**Task prompt:** Reproduce the listing exactly and skip over any pictures.

---+---

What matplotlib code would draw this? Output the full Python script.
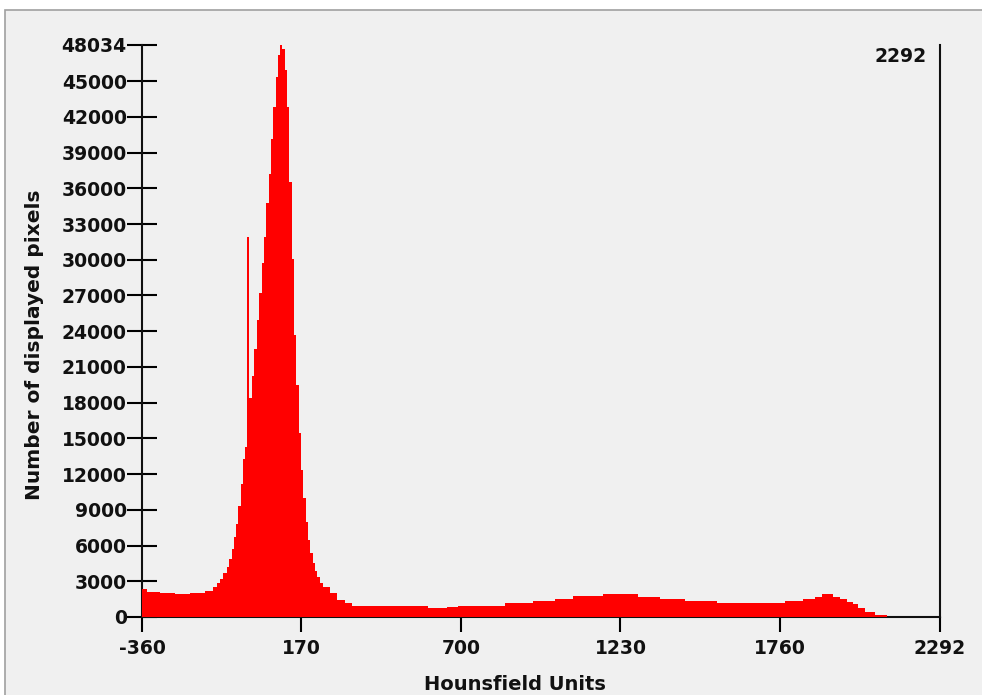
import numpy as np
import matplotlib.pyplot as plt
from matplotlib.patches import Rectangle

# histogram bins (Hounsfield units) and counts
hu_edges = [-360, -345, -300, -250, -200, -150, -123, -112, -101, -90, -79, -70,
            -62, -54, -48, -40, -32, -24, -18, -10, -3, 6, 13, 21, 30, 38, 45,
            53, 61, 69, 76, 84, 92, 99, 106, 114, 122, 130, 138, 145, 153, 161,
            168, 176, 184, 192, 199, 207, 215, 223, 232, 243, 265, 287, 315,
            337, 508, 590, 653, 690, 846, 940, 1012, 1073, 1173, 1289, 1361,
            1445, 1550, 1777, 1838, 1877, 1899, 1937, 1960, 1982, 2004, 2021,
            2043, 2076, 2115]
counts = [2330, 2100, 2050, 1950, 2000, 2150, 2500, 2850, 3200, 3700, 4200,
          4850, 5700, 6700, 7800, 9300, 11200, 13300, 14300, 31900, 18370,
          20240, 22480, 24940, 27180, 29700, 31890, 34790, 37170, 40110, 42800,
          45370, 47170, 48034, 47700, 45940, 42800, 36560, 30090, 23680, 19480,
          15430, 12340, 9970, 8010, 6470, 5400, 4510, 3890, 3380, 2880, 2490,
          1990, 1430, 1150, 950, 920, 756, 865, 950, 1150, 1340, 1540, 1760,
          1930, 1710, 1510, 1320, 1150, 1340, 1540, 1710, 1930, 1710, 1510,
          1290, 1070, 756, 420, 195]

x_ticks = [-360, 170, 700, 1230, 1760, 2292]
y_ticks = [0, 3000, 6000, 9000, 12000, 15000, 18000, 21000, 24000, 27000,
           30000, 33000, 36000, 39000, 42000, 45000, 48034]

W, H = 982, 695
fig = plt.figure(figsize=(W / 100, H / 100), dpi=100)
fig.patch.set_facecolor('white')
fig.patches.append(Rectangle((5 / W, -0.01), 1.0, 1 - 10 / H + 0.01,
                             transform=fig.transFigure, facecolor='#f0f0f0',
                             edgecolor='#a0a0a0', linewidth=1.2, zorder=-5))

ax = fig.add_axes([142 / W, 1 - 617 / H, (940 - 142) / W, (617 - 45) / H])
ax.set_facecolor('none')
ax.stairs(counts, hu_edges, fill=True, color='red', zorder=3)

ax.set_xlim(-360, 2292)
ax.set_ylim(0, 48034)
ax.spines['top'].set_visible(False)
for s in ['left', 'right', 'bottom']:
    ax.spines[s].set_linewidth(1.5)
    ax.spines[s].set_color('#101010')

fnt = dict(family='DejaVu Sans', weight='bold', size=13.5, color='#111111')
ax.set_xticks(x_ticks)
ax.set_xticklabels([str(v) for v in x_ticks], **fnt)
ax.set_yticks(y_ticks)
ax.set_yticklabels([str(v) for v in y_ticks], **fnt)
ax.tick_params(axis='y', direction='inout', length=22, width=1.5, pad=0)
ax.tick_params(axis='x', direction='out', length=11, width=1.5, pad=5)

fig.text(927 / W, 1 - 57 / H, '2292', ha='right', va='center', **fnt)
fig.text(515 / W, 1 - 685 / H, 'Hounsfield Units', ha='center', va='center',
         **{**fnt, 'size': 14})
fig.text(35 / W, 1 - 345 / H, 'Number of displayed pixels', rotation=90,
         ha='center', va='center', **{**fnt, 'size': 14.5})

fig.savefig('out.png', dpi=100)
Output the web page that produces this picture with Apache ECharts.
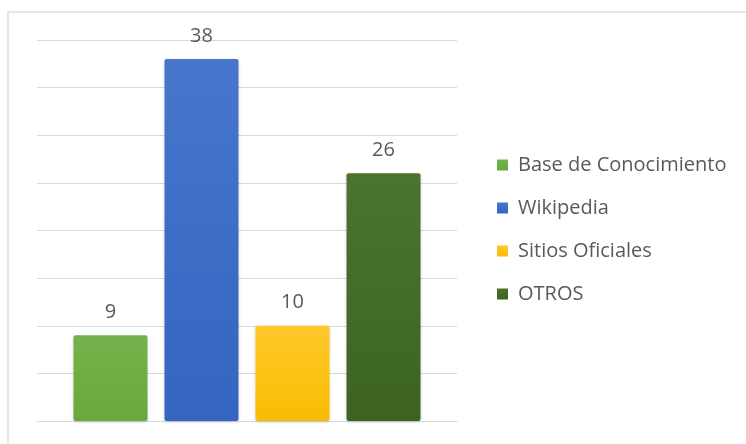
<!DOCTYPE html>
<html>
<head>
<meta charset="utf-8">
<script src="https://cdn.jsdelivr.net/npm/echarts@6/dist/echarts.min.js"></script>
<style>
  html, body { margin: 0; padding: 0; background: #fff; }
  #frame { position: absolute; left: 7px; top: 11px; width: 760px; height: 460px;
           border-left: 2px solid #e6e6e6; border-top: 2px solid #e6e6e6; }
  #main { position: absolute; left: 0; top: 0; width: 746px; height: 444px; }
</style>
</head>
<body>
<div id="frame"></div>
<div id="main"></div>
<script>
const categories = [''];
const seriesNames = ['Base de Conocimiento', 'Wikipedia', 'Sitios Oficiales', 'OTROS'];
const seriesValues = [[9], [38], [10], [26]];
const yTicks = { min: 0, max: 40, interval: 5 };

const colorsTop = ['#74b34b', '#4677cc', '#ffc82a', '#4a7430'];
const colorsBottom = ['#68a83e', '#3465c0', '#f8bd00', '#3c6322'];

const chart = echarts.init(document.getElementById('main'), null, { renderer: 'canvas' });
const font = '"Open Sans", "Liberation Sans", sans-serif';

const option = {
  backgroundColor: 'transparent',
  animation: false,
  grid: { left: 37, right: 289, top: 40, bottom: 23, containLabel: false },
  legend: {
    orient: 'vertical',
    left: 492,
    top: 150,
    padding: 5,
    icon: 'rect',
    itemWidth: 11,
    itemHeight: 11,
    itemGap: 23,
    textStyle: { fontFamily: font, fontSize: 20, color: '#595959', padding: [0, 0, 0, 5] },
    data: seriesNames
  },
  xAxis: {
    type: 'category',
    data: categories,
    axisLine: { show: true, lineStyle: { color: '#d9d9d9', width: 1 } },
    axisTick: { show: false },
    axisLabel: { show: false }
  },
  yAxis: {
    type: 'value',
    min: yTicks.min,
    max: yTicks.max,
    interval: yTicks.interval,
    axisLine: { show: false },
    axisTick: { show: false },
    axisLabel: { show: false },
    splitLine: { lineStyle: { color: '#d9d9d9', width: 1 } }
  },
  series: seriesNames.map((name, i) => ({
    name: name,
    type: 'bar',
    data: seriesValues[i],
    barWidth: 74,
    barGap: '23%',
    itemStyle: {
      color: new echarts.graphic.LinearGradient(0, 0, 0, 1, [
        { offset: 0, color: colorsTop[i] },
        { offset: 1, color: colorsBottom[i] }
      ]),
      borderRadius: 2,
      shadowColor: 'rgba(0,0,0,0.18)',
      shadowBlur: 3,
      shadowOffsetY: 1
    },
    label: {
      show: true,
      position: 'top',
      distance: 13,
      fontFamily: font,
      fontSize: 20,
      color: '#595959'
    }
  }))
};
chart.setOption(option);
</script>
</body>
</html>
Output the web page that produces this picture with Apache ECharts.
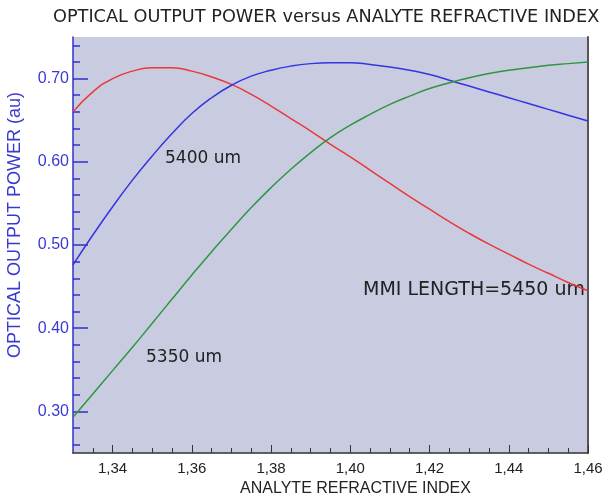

---+---

**Completed exercise:**
What matplotlib code would draw this? Output the full Python script.
import numpy as np
import matplotlib.pyplot as plt
from matplotlib.patches import Rectangle

# histogram bins (Hounsfield units) and counts
hu_edges = [-360, -345, -300, -250, -200, -150, -123, -112, -101, -90, -79, -70,
            -62, -54, -48, -40, -32, -24, -18, -10, -3, 6, 13, 21, 30, 38, 45,
            53, 61, 69, 76, 84, 92, 99, 106, 114, 122, 130, 138, 145, 153, 161,
            168, 176, 184, 192, 199, 207, 215, 223, 232, 243, 265, 287, 315,
            337, 508, 590, 653, 690, 846, 940, 1012, 1073, 1173, 1289, 1361,
            1445, 1550, 1777, 1838, 1877, 1899, 1937, 1960, 1982, 2004, 2021,
            2043, 2076, 2115]
counts = [2330, 2100, 2050, 1950, 2000, 2150, 2500, 2850, 3200, 3700, 4200,
          4850, 5700, 6700, 7800, 9300, 11200, 13300, 14300, 31900, 18370,
          20240, 22480, 24940, 27180, 29700, 31890, 34790, 37170, 40110, 42800,
          45370, 47170, 48034, 47700, 45940, 42800, 36560, 30090, 23680, 19480,
          15430, 12340, 9970, 8010, 6470, 5400, 4510, 3890, 3380, 2880, 2490,
          1990, 1430, 1150, 950, 920, 756, 865, 950, 1150, 1340, 1540, 1760,
          1930, 1710, 1510, 1320, 1150, 1340, 1540, 1710, 1930, 1710, 1510,
          1290, 1070, 756, 420, 195]

x_ticks = [-360, 170, 700, 1230, 1760, 2292]
y_ticks = [0, 3000, 6000, 9000, 12000, 15000, 18000, 21000, 24000, 27000,
           30000, 33000, 36000, 39000, 42000, 45000, 48034]

W, H = 982, 695
fig = plt.figure(figsize=(W / 100, H / 100), dpi=100)
fig.patch.set_facecolor('white')
fig.patches.append(Rectangle((5 / W, -0.01), 1.0, 1 - 10 / H + 0.01,
                             transform=fig.transFigure, facecolor='#f0f0f0',
                             edgecolor='#a0a0a0', linewidth=1.2, zorder=-5))

ax = fig.add_axes([142 / W, 1 - 617 / H, (940 - 142) / W, (617 - 45) / H])
ax.set_facecolor('none')
ax.stairs(counts, hu_edges, fill=True, color='red', zorder=3)

ax.set_xlim(-360, 2292)
ax.set_ylim(0, 48034)
ax.spines['top'].set_visible(False)
for s in ['left', 'right', 'bottom']:
    ax.spines[s].set_linewidth(1.5)
    ax.spines[s].set_color('#101010')

fnt = dict(family='DejaVu Sans', weight='bold', size=13.5, color='#111111')
ax.set_xticks(x_ticks)
ax.set_xticklabels([str(v) for v in x_ticks], **fnt)
ax.set_yticks(y_ticks)
ax.set_yticklabels([str(v) for v in y_ticks], **fnt)
ax.tick_params(axis='y', direction='inout', length=22, width=1.5, pad=0)
ax.tick_params(axis='x', direction='out', length=11, width=1.5, pad=5)

fig.text(927 / W, 1 - 57 / H, '2292', ha='right', va='center', **fnt)
fig.text(515 / W, 1 - 685 / H, 'Hounsfield Units', ha='center', va='center',
         **{**fnt, 'size': 14})
fig.text(35 / W, 1 - 345 / H, 'Number of displayed pixels', rotation=90,
         ha='center', va='center', **{**fnt, 'size': 14.5})

fig.savefig('out.png', dpi=100)
Output the web page that produces this picture with Apache ECharts.
<!DOCTYPE html>
<html>
<head>
<meta charset="utf-8">
<script src="https://cdn.jsdelivr.net/npm/echarts@6/dist/echarts.min.js"></script>
<style>
  html, body { margin: 0; padding: 0; background: #fff; }
  #frame { position: absolute; left: 7px; top: 11px; width: 760px; height: 460px;
           border-left: 2px solid #e6e6e6; border-top: 2px solid #e6e6e6; }
  #main { position: absolute; left: 0; top: 0; width: 746px; height: 444px; }
</style>
</head>
<body>
<div id="frame"></div>
<div id="main"></div>
<script>
const categories = [''];
const seriesNames = ['Base de Conocimiento', 'Wikipedia', 'Sitios Oficiales', 'OTROS'];
const seriesValues = [[9], [38], [10], [26]];
const yTicks = { min: 0, max: 40, interval: 5 };

const colorsTop = ['#74b34b', '#4677cc', '#ffc82a', '#4a7430'];
const colorsBottom = ['#68a83e', '#3465c0', '#f8bd00', '#3c6322'];

const chart = echarts.init(document.getElementById('main'), null, { renderer: 'canvas' });
const font = '"Open Sans", "Liberation Sans", sans-serif';

const option = {
  backgroundColor: 'transparent',
  animation: false,
  grid: { left: 37, right: 289, top: 40, bottom: 23, containLabel: false },
  legend: {
    orient: 'vertical',
    left: 492,
    top: 150,
    padding: 5,
    icon: 'rect',
    itemWidth: 11,
    itemHeight: 11,
    itemGap: 23,
    textStyle: { fontFamily: font, fontSize: 20, color: '#595959', padding: [0, 0, 0, 5] },
    data: seriesNames
  },
  xAxis: {
    type: 'category',
    data: categories,
    axisLine: { show: true, lineStyle: { color: '#d9d9d9', width: 1 } },
    axisTick: { show: false },
    axisLabel: { show: false }
  },
  yAxis: {
    type: 'value',
    min: yTicks.min,
    max: yTicks.max,
    interval: yTicks.interval,
    axisLine: { show: false },
    axisTick: { show: false },
    axisLabel: { show: false },
    splitLine: { lineStyle: { color: '#d9d9d9', width: 1 } }
  },
  series: seriesNames.map((name, i) => ({
    name: name,
    type: 'bar',
    data: seriesValues[i],
    barWidth: 74,
    barGap: '23%',
    itemStyle: {
      color: new echarts.graphic.LinearGradient(0, 0, 0, 1, [
        { offset: 0, color: colorsTop[i] },
        { offset: 1, color: colorsBottom[i] }
      ]),
      borderRadius: 2,
      shadowColor: 'rgba(0,0,0,0.18)',
      shadowBlur: 3,
      shadowOffsetY: 1
    },
    label: {
      show: true,
      position: 'top',
      distance: 13,
      fontFamily: font,
      fontSize: 20,
      color: '#595959'
    }
  }))
};
chart.setOption(option);
</script>
</body>
</html>
Output the web page that produces this picture with Apache ECharts.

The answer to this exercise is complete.